You are on for a meal on the Dec 2022 UNC/OSU game, though we are in a big transition year.

Posted by: Doug B. | Jun 5, 2022 2:49:49 PM

"Pretty sure, Bill, I have said repeatedly that the Ninth Amendment serves as a much clearer textualist and originalist foundation for rights than "substantive" due process. Do we agree on that?"

We do. How good a foundation it serves is a separate question, though.

It just seems to me that, if unenumerated rights are so clearly rooted in the history and traditions of the country, it should be easy to adopt them in legislation. And if they can't get adopted in legislation, one must wonder how "clearly rooted" they actually are. I think all the rights you mention would get enacted -- or if not enacted whole cloth, perhaps the majority wants some qualifications. That in my view is the way it should work.

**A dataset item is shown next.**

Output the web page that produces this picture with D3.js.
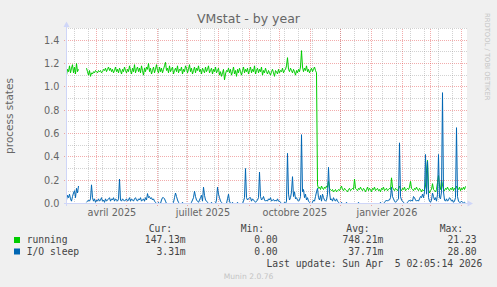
<!DOCTYPE html>
<html lang="fr">
<head>
<meta charset="utf-8">
<title>VMstat - by year</title>
<script src="https://cdn.jsdelivr.net/npm/d3@7"></script>
<style>
  body { margin: 0; background: #f0f0f0; }
  svg { display: block; }
  text { font-family: "DejaVu Sans", sans-serif; }
  .mono { font-family: "DejaVu Sans Mono", monospace; font-size: 9.7px; fill: #444; white-space: pre; }
</style>
</head>
<body>
<script>
// ---- data (one value per day, starting 1 Mar 2025) ----
var seriesNames = ["running", "I/O sleep"];
var seriesColors = ["#00cc00", "#0066b3"];

var running = [
  1.10,1.15,1.13,1.18,1.12,1.16,1.19,1.12,1.17,1.11,1.20,1.13,1.15,
  null,null,null,null,null,null,null,
  1.16,1.13,1.10,1.14,1.09,1.12,1.11,1.13,1.12,1.14,1.13,1.12,1.14,1.13,1.14,1.12,1.13,1.15,1.14,1.16,1.13,
  1.15,1.17,1.14,1.16,1.13,1.15,1.12,1.14,1.17,1.13,1.15,1.12,1.16,1.14,1.11,1.15,1.13,1.17,1.14,1.12,
  1.15,1.13,1.18,1.14,1.11,1.16,1.13,1.19,1.12,1.15,1.17,1.13,1.16,1.12,1.18,1.14,1.10,1.16,1.13,1.17,
  1.15,1.20,1.13,1.16,1.11,1.14,1.17,1.12,1.15,1.19,1.14,1.12,1.17,1.13,1.16,1.12,1.15,1.18,1.21,1.14,
  1.16,1.12,1.18,1.13,1.15,1.17,1.11,1.14,1.16,1.13,1.18,1.12,1.15,1.14,1.17,1.11,1.15,1.13,1.18,1.16,
  1.12,1.15,1.19,1.13,1.16,1.11,1.14,1.17,1.12,1.16,1.14,1.18,1.13,1.15,1.11,1.16,1.14,1.12,1.17,1.13,
  1.15,1.18,1.12,1.14,1.16,1.11,1.15,1.13,1.17,1.12,1.14,1.16,1.10,1.13,1.09,1.12,1.15,1.06,1.11,1.14,
  1.13,1.16,1.12,1.15,1.10,1.13,1.17,1.11,1.14,1.09,1.15,1.12,1.16,1.13,1.10,1.14,1.17,1.12,1.15,1.13,
  1.16,1.11,1.14,1.17,1.12,1.15,1.13,1.18,1.11,1.14,1.16,1.12,1.15,1.13,1.17,1.10,1.14,1.12,1.16,1.13,
  1.11,1.14,1.12,1.10,1.13,1.15,1.12,1.09,1.14,1.13,1.11,1.15,1.12,1.14,1.13,1.16,1.12,1.14,1.15,1.18,
  1.25,1.15,1.13,1.16,1.14,1.12,1.15,1.13,1.10,1.14,1.12,1.15,1.13,1.17,1.31,
  1.17,1.13,1.16,1.14,1.18,1.13,1.15,1.12,1.14,1.16,1.13,1.15,1.17,1.14,1.12,
  0.16,0.13,0.14,0.12,0.15,0.13,0.12,0.14,0.13,0.15,0.14,0.19,0.13,0.12,0.11,0.12,0.10,0.11,0.12,0.10,
  0.11,0.12,0.11,0.13,0.15,0.12,0.11,0.13,0.12,0.11,0.10,0.12,0.13,0.11,0.12,0.13,0.12,0.21,0.13,0.12,
  0.11,0.13,0.12,0.14,0.12,0.11,0.13,0.12,0.10,0.12,0.14,0.11,0.13,0.12,0.10,0.13,0.12,0.14,0.11,0.12,
  0.13,0.11,0.12,0.10,0.13,0.12,0.14,0.11,0.12,0.13,0.11,0.12,0.13,0.12,0.22,0.14,0.12,0.11,0.13,0.12,
  0.11,0.13,0.15,0.12,0.11,0.13,0.12,0.14,0.11,0.12,0.13,0.12,0.14,0.19,0.13,0.12,0.11,0.13,0.12,0.14,
  0.12,0.11,0.13,0.12,0.10,0.12,0.11,0.12,0.15,0.28,0.37,0.12,0.09,0.11,0.12,0.17,0.12,0.11,0.10,0.12,
  0.18,0.24,0.15,0.12,0.20,0.16,0.12,0.11,0.13,0.12,0.14,0.12,0.11,0.13,0.12,0.14,0.11,0.13,0.12,0.15,
  0.13,0.12,0.14,0.11,0.13,0.12,0.14,0.12,0.147
];

var ioSleep = [
  0.03,0.07,0.05,0.08,0.04,0.02,0.06,0.09,0.11,0.05,0.13,0.09,0.15,
  null,null,null,null,null,null,null,
  0.01,0.02,0.03,0.02,0.04,0.16,0.05,0.02,0.04,0.01,0.03,0.02,0.04,0.02,0.03,0.05,0.02,0.03,0.01,0.04,0.02,
  0.03,0.04,0.05,0.02,0.04,0.03,0.05,0.02,0.04,0.03,0.02,0.04,0.21,0.03,0.02,0.04,0.03,0.02,0.03,0.04,
  0.02,0.03,0.05,0.02,0.04,0.03,0.02,0.04,0.05,0.03,0.02,0.04,0.03,0.05,0.02,0.03,0.04,0.02,0.05,0.03,
  0.085,0.05,0.06,0.04,0.05,0.03,0.04,0.02,0.01,0,0,0.01,0,0,0.03,0.05,0.05,0.04,0.02,0,
  0,0,0,0,0,0,0.01,0.05,0.09,0.06,0.03,0.01,0,0,0,0.01,0,0,0,0,
  0,0,0,0,0.01,0.03,0.05,0.105,0.06,0.03,0.02,0.01,0.03,0.05,0.07,0.02,0.14,0.07,0.03,0.02,
  0.01,0,0,0,0.01,0,0,0,0,0.03,0.14,0.08,0.05,0.02,0.01,0,0,0,0,0,
  0.04,0.08,0.02,0,0,0.01,0,0,0,0,0.01,0,0,0,0,0,0.02,0.05,0.30,0.05,
  0.03,0.04,0.05,0.05,0.02,0.04,0.03,0.02,0.01,0.02,0.03,0.05,0.27,0.06,0.03,0.04,0.06,0.03,0.02,0.03,
  0.02,0.04,0.03,0.05,0.02,0.03,0.035,0.02,0.03,0.02,0.04,0.02,0.02,0.01,0,0,0,0.01,0,0.02,
  0.43,0.08,0.03,0.05,0.10,0.23,0.06,0.10,0.04,0.05,0.03,0.02,0.03,0.06,0.59,0.10,0.12,0.05,0.08,0.03,
  0.05,0.02,0.01,0,0,0.01,0.03,0.02,0.06,0.10,0.13,0.05,0.03,0.07,0.02,0.08,0.05,0.03,0.02,0.03,
  0.08,0.31,0.10,0.03,0.04,0.02,0.05,0.03,0.02,0.04,0.02,0.01,0,0,0.01,0,0,0,0,0.01,
  0,0,0,0,0,0,0,0,0,0,0,0.01,0,0,0,0,0,0,0,0,
  0,0,0,0,0,0,0,0,0,0,0,0,0,0.01,0,0,0,0.01,0.02,0.03,
  0.02,0.03,0.03,0.05,0.14,0.06,0.04,0.02,0.01,0.02,0.03,0.04,0.52,0.06,0.03,0.02,0.01,0,0,0,
  0.01,0.02,0.03,0.02,0.03,0.02,0.06,0.05,0.03,0.02,0.03,0.02,0.04,0.06,0.05,0.08,0.05,0.10,0.42,0.08,
  0.36,0.05,0.02,0.01,0.03,0.09,0.06,0.03,0.05,0.02,0.08,0.42,0.05,0.04,0.10,0.95,0.10,0.03,0.02,0.04,
  0.02,0.03,0.05,0.04,0.02,0.03,0.01,0.02,0.05,0.65,0.06,0.02,0.01,0.01,0.02,0.01,0.005,0.01,0.0033
];

var yTicks = [0, 0.2, 0.4, 0.6, 0.8, 1.0, 1.2, 1.4];
var yMinorTicks = [0.1, 0.3, 0.5, 0.7, 0.9, 1.1, 1.3, 1.5];
var xLabelMonths = ["2025-04-01", "2025-07-01", "2025-10-01", "2026-01-01"];
var xLabels = ["avril 2025", "juillet 2025", "octobre 2025", "janvier 2026"];
var statHeaders = ["Cur:", "Min:", "Avg:", "Max:"];
var statValues = [
  ["147.13m", "0.00", "748.21m", "21.23"],
  ["3.31m", "0.00", "37.71m", "28.80"]
];
var lastUpdate = "Last update: Sun Apr  5 02:05:14 2026";

// ---- layout ----
var W = 497, H = 287;
var plot = {left: 66, right: 466, top: 28.5, bottom: 203.5};
var start = new Date(Date.UTC(2025, 2, 1, 2, 5, 14));
var end = new Date(Date.UTC(2026, 3, 5, 2, 5, 14));
var fontCol = "#666";
var axisCol = "#cfd6f8";

var svg = d3.select("body").append("svg")
  .attr("width", W).attr("height", H)
  .style("background", "#f0f0f0");

var x = d3.scaleUtc().domain([start, end]).range([plot.left, plot.right]);
var y = d3.scaleLinear().domain([0, 1.5]).range([plot.bottom, plot.top]);
function crisp(v) { return Math.round(v - 0.5) + 0.5; }

// canvas
svg.append("rect")
  .attr("x", plot.left).attr("y", plot.top - 0.5)
  .attr("width", plot.right - plot.left + 1).attr("height", plot.bottom - plot.top + 0.5)
  .attr("fill", "#fff");

var grid = svg.append("g").attr("stroke-dasharray", "1,1").attr("shape-rendering", "crispEdges");

// horizontal grid
grid.selectAll(".hmin").data(yMinorTicks).enter().append("line")
  .attr("x1", plot.left).attr("x2", plot.right + 1)
  .attr("y1", function(d) { return crisp(y(d)); })
  .attr("y2", function(d) { return crisp(y(d)); })
  .attr("stroke", "rgba(143,143,143,0.4)");
grid.selectAll(".hmaj").data(yTicks.slice(1)).enter().append("line")
  .attr("x1", plot.left - 2).attr("x2", plot.right + 1)
  .attr("y1", function(d) { return crisp(y(d)); })
  .attr("y2", function(d) { return crisp(y(d)); })
  .attr("stroke", "rgba(222,48,48,0.4)");

// vertical grid: every other monday (minor), month starts (major)
var weeks = d3.utcMonday.range(new Date(Date.UTC(2025, 2, 10)), end, 2);
var months = d3.utcMonth.range(start, end);
grid.selectAll(".vmin").data(weeks).enter().append("line")
  .attr("x1", function(d) { return crisp(x(d)); })
  .attr("x2", function(d) { return crisp(x(d)); })
  .attr("y1", plot.top).attr("y2", plot.bottom)
  .attr("stroke", "rgba(143,143,143,0.4)");
grid.selectAll(".vmaj").data(months).enter().append("line")
  .attr("x1", function(d) { return crisp(x(d)); })
  .attr("x2", function(d) { return crisp(x(d)); })
  .attr("y1", plot.top).attr("y2", plot.bottom + 2)
  .attr("stroke", "rgba(222,48,48,0.4)");

// y tick labels
svg.selectAll(".ylab").data(yTicks).enter().append("text")
  .attr("x", 59.5)
  .attr("y", function(d) { return crisp(y(d)) + 3.5; })
  .attr("text-anchor", "end")
  .attr("font-size", "9.7px")
  .attr("fill", fontCol)
  .text(d3.format(".1f"));

// x labels, centred mid-month
svg.selectAll(".xlab").data(xLabelMonths).enter().append("text")
  .attr("x", function(d) { return x(d3.utcDay.offset(new Date(d + "T00:00:00Z"), 15)); })
  .attr("y", 216)
  .attr("text-anchor", "middle")
  .attr("font-size", "9.7px")
  .attr("fill", fontCol)
  .text(function(d, i) { return xLabels[i]; });

// series
var dayX = function(d, i) { return x(d3.utcHour.offset(start, i * 24 + 12)); };
var line = d3.line()
  .defined(function(d) { return d != null; })
  .x(dayX)
  .y(function(d) { return y(d); });

[running, ioSleep].forEach(function(s, k) {
  svg.append("path")
    .datum(s)
    .attr("d", line)
    .attr("fill", "none")
    .attr("stroke", seriesColors[k])
    .attr("stroke-width", 1)
    .attr("stroke-linejoin", "round");
});

// axes
var ax = svg.append("g").attr("shape-rendering", "crispEdges");
ax.append("line")
  .attr("x1", plot.left - 2).attr("x2", plot.right + 2)
  .attr("y1", plot.bottom).attr("y2", plot.bottom)
  .attr("stroke", axisCol);
ax.append("line")
  .attr("x1", plot.left + 0.5).attr("x2", plot.left + 0.5)
  .attr("y1", plot.bottom + 2).attr("y2", plot.top - 3)
  .attr("stroke", axisCol);
svg.append("path")
  .attr("d", "M" + (plot.right + 1.5) + "," + (plot.bottom - 3) + "L" + (plot.right + 7) + "," + plot.bottom +
             "L" + (plot.right + 1.5) + "," + (plot.bottom + 3) + "Z")
  .attr("fill", axisCol);
svg.append("path")
  .attr("d", "M" + (plot.left - 2.5) + "," + (plot.top - 1.5) + "L" + (plot.left + 0.5) + "," + (plot.top - 7) +
             "L" + (plot.left + 3.5) + "," + (plot.top - 1.5) + "Z")
  .attr("fill", axisCol);

// title
svg.append("text")
  .attr("x", W / 2).attr("y", 23)
  .attr("text-anchor", "middle")
  .attr("font-size", "12.5px")
  .attr("fill", fontCol)
  .text("VMstat - by year");

// vertical unit label
svg.append("text")
  .attr("transform", "translate(13," + ((plot.top + plot.bottom) / 2) + ") rotate(-90)")
  .attr("text-anchor", "middle")
  .attr("font-size", "10.5px")
  .attr("fill", fontCol)
  .text("process states");

// rrdtool watermark on the right
svg.append("text")
  .attr("transform", "translate(484.5,13) rotate(90)")
  .attr("font-size", "6.8px")
  .attr("fill", "#c4c4c4")
  .text("RRDTOOL / TOBI OETIKER");

// legend
var colRight = [185.7, 277.7, 383.3, 476.7];
var rowY = [231.5, 243, 254.5];
var lg = svg.append("g");
lg.selectAll(".hdr").data(statHeaders).enter().append("text")
  .attr("class", "mono")
  .attr("x", function(d, i) { return colRight[i] - 13.6; })
  .attr("y", rowY[0])
  .attr("text-anchor", "end")
  .text(function(d) { return d; });

seriesNames.forEach(function(name, k) {
  lg.append("rect")
    .attr("x", 14).attr("y", rowY[k + 1] - 6)
    .attr("width", 6).attr("height", 6)
    .attr("fill", seriesColors[k]);
  lg.append("text").attr("class", "mono")
    .attr("x", 26.7).attr("y", rowY[k + 1])
    .text(name);
  lg.selectAll(".v" + k).data(statValues[k]).enter().append("text")
    .attr("class", "mono")
    .attr("x", function(d, i) { return colRight[i]; })
    .attr("y", rowY[k + 1])
    .attr("text-anchor", "end")
    .text(function(d) { return d; });
});

lg.append("text").attr("class", "mono")
  .attr("x", 482.3).attr("y", 266.5)
  .attr("text-anchor", "end")
  .text(lastUpdate);

svg.append("text")
  .attr("x", W / 2).attr("y", 279)
  .attr("text-anchor", "middle")
  .attr("font-size", "7.6px")
  .attr("fill", "#c4c4c4")
  .text("Munin 2.0.76");
</script>
</body>
</html>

Carolina is also in a transition year -- transitioning from national runner-up to national champion. Still, I want to be equitable about this. If you win, we go to Arby's. If I win, we go to the Ritz.

Posted by: Bill Otis | Jun 5, 2022 7:59:32 PM

Happy to buy you two Ritz (crackers) if I lose…

Posted by: Doug B. | Jun 5, 2022 10:43:03 PM

I can go for that deal but only if your offspring show up.